- **Task description**
Everything from the first line down to the line containing "3.742, 3.718, 3.664];" is to be retyped exactly, both ends included, with pictures left out.

- **Data section**
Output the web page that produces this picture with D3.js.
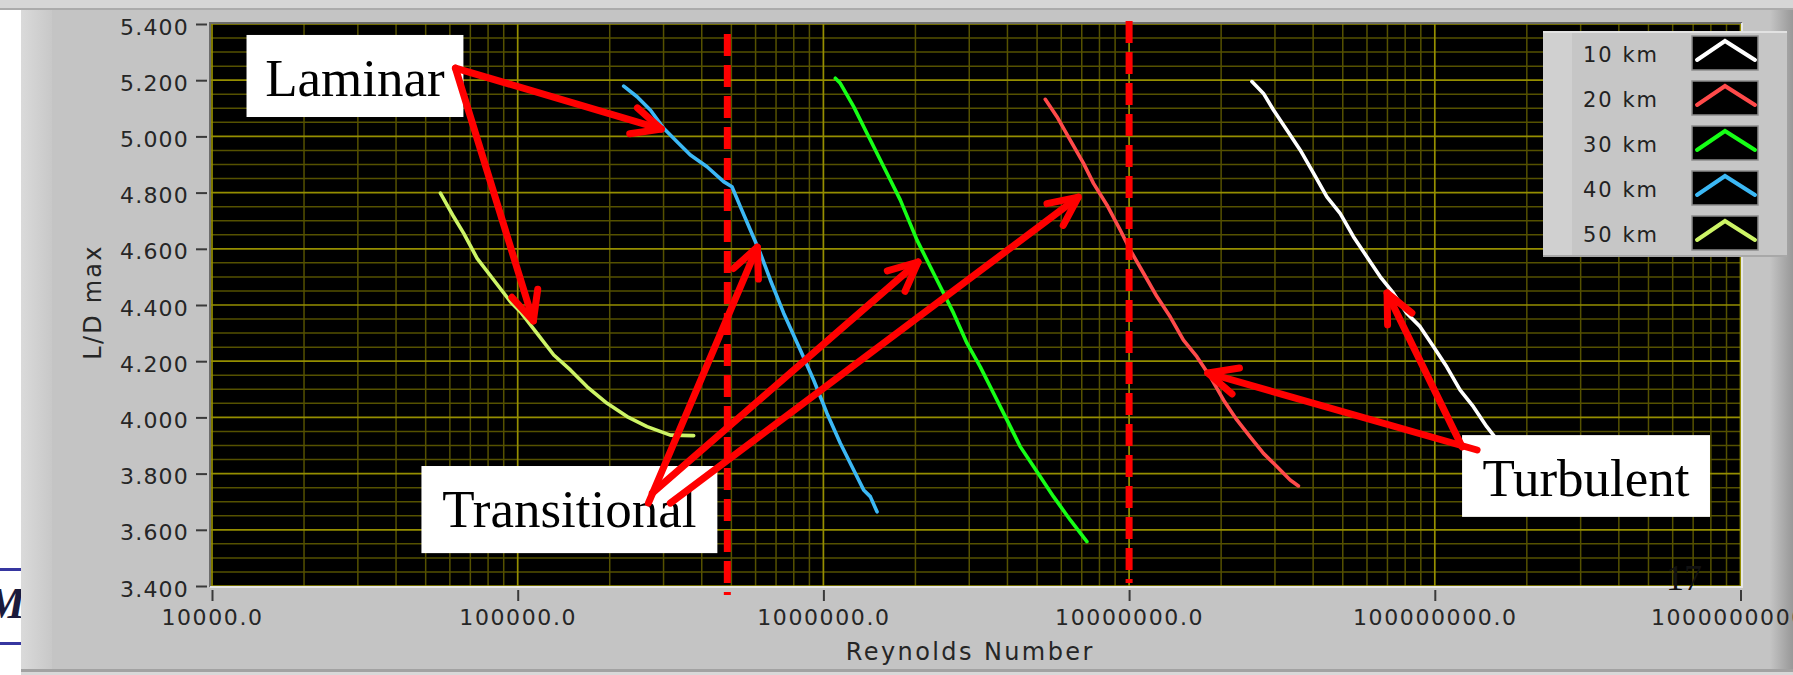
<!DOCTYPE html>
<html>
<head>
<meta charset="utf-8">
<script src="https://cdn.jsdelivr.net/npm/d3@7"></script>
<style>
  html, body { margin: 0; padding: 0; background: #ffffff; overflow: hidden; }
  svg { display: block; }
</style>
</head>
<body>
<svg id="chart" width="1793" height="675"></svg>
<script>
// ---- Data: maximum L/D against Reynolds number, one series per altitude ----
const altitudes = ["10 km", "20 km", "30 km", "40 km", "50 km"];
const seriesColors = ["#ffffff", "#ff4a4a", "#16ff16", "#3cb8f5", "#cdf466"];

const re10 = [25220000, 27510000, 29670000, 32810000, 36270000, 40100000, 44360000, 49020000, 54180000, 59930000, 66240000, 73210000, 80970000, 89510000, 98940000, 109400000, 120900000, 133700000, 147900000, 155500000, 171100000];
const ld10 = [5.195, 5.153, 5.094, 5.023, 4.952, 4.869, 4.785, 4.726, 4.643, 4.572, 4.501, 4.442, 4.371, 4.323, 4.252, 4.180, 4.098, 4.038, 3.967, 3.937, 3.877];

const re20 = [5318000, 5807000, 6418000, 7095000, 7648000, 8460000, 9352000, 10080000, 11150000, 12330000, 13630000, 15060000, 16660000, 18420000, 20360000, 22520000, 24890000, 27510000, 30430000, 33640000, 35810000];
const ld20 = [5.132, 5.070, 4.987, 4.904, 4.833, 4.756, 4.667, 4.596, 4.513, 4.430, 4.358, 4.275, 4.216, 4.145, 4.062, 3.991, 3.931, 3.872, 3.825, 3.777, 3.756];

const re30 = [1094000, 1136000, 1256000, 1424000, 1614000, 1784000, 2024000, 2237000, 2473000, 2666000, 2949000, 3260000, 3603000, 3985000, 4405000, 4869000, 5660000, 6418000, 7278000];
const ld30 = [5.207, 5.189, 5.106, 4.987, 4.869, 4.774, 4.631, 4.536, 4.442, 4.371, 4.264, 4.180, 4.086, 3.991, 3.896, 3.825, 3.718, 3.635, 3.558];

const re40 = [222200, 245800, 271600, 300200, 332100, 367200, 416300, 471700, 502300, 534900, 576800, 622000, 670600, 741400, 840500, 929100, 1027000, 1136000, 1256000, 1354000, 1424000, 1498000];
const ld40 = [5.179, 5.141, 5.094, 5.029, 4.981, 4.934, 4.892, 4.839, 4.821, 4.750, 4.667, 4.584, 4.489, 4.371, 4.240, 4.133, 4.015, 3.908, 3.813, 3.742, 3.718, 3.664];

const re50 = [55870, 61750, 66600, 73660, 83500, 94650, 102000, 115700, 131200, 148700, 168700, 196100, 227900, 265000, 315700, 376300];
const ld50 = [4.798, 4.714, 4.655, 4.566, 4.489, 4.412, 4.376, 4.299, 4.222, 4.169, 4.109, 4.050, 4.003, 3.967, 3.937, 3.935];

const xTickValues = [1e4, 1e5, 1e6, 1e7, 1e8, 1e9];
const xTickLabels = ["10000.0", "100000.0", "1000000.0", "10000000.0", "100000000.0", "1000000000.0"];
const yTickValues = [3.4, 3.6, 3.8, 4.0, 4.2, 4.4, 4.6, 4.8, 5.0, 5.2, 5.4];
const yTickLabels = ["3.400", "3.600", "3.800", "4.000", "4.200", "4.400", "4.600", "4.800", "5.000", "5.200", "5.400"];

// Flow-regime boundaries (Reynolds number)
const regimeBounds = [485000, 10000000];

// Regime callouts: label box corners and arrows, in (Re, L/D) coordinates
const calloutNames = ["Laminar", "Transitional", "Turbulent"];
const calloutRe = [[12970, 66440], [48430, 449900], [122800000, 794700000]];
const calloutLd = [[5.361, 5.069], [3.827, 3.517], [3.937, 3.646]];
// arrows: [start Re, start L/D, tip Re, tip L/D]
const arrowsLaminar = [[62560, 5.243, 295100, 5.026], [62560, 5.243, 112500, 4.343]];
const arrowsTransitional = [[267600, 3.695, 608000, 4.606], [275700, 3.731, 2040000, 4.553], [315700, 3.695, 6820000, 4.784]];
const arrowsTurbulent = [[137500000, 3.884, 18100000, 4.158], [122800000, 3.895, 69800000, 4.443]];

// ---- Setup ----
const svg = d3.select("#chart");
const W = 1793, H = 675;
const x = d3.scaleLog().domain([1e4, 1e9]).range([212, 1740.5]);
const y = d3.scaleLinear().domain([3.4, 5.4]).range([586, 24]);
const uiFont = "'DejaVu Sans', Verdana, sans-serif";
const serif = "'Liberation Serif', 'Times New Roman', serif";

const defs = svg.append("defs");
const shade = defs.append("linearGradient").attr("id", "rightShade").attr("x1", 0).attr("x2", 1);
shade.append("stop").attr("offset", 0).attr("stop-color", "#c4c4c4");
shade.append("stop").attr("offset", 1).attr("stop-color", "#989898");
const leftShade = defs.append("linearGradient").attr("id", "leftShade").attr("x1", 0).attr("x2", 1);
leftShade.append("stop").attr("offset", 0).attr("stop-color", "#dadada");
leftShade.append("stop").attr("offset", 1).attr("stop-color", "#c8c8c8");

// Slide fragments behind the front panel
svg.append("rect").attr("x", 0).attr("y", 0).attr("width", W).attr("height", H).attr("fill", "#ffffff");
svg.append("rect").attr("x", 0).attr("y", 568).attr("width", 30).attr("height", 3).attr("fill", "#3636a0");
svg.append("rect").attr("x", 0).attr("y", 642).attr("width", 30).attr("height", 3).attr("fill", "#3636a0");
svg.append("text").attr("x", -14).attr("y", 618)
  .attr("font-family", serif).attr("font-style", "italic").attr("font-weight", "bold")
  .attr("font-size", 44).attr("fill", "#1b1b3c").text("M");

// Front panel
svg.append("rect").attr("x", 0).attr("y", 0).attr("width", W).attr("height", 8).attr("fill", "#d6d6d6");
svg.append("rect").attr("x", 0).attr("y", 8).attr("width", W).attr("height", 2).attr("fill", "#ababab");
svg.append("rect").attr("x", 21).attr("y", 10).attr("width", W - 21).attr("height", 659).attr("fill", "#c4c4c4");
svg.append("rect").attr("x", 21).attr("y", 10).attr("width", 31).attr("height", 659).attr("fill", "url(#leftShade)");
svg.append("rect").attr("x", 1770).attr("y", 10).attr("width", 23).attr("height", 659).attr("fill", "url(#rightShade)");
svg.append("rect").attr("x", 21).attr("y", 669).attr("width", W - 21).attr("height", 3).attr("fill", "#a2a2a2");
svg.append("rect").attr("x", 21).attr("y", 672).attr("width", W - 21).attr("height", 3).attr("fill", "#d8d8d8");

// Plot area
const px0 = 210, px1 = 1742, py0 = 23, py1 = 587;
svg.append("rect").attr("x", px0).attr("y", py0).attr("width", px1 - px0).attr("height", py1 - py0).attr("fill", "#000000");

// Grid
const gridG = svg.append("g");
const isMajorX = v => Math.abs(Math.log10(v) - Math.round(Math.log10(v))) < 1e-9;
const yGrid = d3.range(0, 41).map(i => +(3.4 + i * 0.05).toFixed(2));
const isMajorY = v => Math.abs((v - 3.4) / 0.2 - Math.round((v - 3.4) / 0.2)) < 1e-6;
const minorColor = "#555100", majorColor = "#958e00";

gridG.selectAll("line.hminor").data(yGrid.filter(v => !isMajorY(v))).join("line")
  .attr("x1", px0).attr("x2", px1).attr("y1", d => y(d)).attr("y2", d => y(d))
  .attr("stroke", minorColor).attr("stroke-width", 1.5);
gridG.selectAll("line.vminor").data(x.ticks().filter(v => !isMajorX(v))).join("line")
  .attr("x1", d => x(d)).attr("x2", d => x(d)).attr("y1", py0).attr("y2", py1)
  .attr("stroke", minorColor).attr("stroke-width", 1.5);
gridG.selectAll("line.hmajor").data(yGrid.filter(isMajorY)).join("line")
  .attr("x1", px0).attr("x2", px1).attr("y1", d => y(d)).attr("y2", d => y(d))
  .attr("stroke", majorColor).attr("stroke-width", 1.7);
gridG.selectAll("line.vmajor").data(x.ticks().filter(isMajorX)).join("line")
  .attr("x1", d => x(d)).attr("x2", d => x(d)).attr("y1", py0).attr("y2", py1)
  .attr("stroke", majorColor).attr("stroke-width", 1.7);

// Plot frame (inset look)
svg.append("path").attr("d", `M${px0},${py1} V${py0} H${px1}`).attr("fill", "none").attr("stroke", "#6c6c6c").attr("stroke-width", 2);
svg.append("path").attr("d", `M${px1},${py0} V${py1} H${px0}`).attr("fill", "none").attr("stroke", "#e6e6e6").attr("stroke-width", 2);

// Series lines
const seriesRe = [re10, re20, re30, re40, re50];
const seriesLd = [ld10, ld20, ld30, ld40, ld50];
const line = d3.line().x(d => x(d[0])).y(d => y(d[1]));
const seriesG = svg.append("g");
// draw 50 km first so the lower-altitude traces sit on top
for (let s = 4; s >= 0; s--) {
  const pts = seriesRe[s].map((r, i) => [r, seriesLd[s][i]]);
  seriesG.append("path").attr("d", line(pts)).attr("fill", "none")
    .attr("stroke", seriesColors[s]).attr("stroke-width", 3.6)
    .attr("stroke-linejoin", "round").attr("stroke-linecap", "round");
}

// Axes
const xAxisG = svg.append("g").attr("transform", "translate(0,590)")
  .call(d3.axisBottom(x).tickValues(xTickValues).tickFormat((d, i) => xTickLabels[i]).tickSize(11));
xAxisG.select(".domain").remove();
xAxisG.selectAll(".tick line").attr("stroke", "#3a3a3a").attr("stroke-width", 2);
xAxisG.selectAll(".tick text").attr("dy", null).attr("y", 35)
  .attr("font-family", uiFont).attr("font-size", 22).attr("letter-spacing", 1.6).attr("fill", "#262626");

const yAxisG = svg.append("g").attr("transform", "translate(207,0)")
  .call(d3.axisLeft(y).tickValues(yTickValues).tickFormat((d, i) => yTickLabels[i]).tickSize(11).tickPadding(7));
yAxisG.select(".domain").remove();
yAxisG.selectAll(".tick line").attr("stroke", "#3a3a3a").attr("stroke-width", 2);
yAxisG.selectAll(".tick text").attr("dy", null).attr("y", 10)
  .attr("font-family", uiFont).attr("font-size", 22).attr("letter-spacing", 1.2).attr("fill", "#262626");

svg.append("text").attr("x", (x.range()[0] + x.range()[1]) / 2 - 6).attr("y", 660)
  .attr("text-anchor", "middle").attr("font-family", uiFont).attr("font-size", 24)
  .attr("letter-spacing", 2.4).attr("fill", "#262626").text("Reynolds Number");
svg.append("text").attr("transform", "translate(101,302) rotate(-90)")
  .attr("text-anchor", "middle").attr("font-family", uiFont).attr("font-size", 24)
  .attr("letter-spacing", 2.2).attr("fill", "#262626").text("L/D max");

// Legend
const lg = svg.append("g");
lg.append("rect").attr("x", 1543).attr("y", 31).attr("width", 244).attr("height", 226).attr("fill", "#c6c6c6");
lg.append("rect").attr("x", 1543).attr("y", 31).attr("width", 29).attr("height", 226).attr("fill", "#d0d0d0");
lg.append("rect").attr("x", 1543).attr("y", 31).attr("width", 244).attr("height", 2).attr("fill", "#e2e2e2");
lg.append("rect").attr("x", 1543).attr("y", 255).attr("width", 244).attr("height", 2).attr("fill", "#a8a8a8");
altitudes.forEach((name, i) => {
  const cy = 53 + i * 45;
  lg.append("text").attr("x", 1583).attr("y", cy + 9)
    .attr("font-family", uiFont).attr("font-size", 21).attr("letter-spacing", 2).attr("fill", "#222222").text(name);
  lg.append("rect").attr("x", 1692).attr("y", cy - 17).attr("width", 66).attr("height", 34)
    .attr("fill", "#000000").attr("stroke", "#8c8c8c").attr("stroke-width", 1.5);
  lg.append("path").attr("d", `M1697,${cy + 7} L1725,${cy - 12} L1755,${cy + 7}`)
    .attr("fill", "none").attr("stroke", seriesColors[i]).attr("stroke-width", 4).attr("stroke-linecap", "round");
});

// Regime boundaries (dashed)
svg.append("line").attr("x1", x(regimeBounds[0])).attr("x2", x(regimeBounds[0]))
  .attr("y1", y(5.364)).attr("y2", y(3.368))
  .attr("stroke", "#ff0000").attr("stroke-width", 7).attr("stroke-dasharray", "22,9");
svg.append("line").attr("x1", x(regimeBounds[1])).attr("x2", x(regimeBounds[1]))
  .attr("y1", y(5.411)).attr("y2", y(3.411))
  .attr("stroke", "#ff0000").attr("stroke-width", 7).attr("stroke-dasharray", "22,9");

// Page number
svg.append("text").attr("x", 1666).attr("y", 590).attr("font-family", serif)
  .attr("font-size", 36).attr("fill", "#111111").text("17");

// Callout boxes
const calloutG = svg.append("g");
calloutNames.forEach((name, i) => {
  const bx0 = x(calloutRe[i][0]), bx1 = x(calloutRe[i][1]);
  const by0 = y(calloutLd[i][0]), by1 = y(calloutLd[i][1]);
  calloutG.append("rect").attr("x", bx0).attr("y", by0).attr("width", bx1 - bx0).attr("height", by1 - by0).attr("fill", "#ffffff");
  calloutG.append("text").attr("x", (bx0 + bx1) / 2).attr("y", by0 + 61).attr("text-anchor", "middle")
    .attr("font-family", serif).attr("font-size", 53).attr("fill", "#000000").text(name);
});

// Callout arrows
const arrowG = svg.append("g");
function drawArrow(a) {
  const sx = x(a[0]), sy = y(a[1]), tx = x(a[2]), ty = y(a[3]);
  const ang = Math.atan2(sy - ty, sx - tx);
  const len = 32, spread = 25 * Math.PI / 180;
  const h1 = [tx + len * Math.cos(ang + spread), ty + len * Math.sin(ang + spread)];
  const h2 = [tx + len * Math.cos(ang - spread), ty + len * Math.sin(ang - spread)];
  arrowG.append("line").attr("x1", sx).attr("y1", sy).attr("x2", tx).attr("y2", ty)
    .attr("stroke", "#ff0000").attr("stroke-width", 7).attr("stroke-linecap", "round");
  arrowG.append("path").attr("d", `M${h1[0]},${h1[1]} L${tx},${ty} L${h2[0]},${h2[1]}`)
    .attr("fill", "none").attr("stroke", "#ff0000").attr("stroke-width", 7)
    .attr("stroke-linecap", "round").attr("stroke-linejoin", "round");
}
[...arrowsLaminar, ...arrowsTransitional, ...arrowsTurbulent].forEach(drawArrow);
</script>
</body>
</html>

- **Worked answer**
Output the web page that produces this picture with D3.js.
<!DOCTYPE html>
<html>
<head>
<meta charset="utf-8">
<script src="https://cdn.jsdelivr.net/npm/d3@7"></script>
<style>
  html, body { margin: 0; padding: 0; background: #ffffff; overflow: hidden; }
  svg { display: block; }
</style>
</head>
<body>
<svg id="chart" width="1793" height="675"></svg>
<script>
// ---- Data: maximum L/D against Reynolds number, one series per altitude ----
const altitudes = ["10 km", "20 km", "30 km", "40 km", "50 km"];
const seriesColors = ["#ffffff", "#ff4a4a", "#16ff16", "#3cb8f5", "#cdf466"];

const re10 = [25220000, 27510000, 29670000, 32810000, 36270000, 40100000, 44360000, 49020000, 54180000, 59930000, 66240000, 73210000, 80970000, 89510000, 98940000, 109400000, 120900000, 133700000, 147900000, 155500000, 171100000];
const ld10 = [5.195, 5.153, 5.094, 5.023, 4.952, 4.869, 4.785, 4.726, 4.643, 4.572, 4.501, 4.442, 4.371, 4.323, 4.252, 4.180, 4.098, 4.038, 3.967, 3.937, 3.877];

const re20 = [5318000, 5807000, 6418000, 7095000, 7648000, 8460000, 9352000, 10080000, 11150000, 12330000, 13630000, 15060000, 16660000, 18420000, 20360000, 22520000, 24890000, 27510000, 30430000, 33640000, 35810000];
const ld20 = [5.132, 5.070, 4.987, 4.904, 4.833, 4.756, 4.667, 4.596, 4.513, 4.430, 4.358, 4.275, 4.216, 4.145, 4.062, 3.991, 3.931, 3.872, 3.825, 3.777, 3.756];

const re30 = [1094000, 1136000, 1256000, 1424000, 1614000, 1784000, 2024000, 2237000, 2473000, 2666000, 2949000, 3260000, 3603000, 3985000, 4405000, 4869000, 5660000, 6418000, 7278000];
const ld30 = [5.207, 5.189, 5.106, 4.987, 4.869, 4.774, 4.631, 4.536, 4.442, 4.371, 4.264, 4.180, 4.086, 3.991, 3.896, 3.825, 3.718, 3.635, 3.558];

const re40 = [222200, 245800, 271600, 300200, 332100, 367200, 416300, 471700, 502300, 534900, 576800, 622000, 670600, 741400, 840500, 929100, 1027000, 1136000, 1256000, 1354000, 1424000, 1498000];
const ld40 = [5.179, 5.141, 5.094, 5.029, 4.981, 4.934, 4.892, 4.839, 4.821, 4.750, 4.667, 4.584, 4.489, 4.371, 4.240, 4.133, 4.015, 3.908, 3.813, 3.742, 3.718, 3.664];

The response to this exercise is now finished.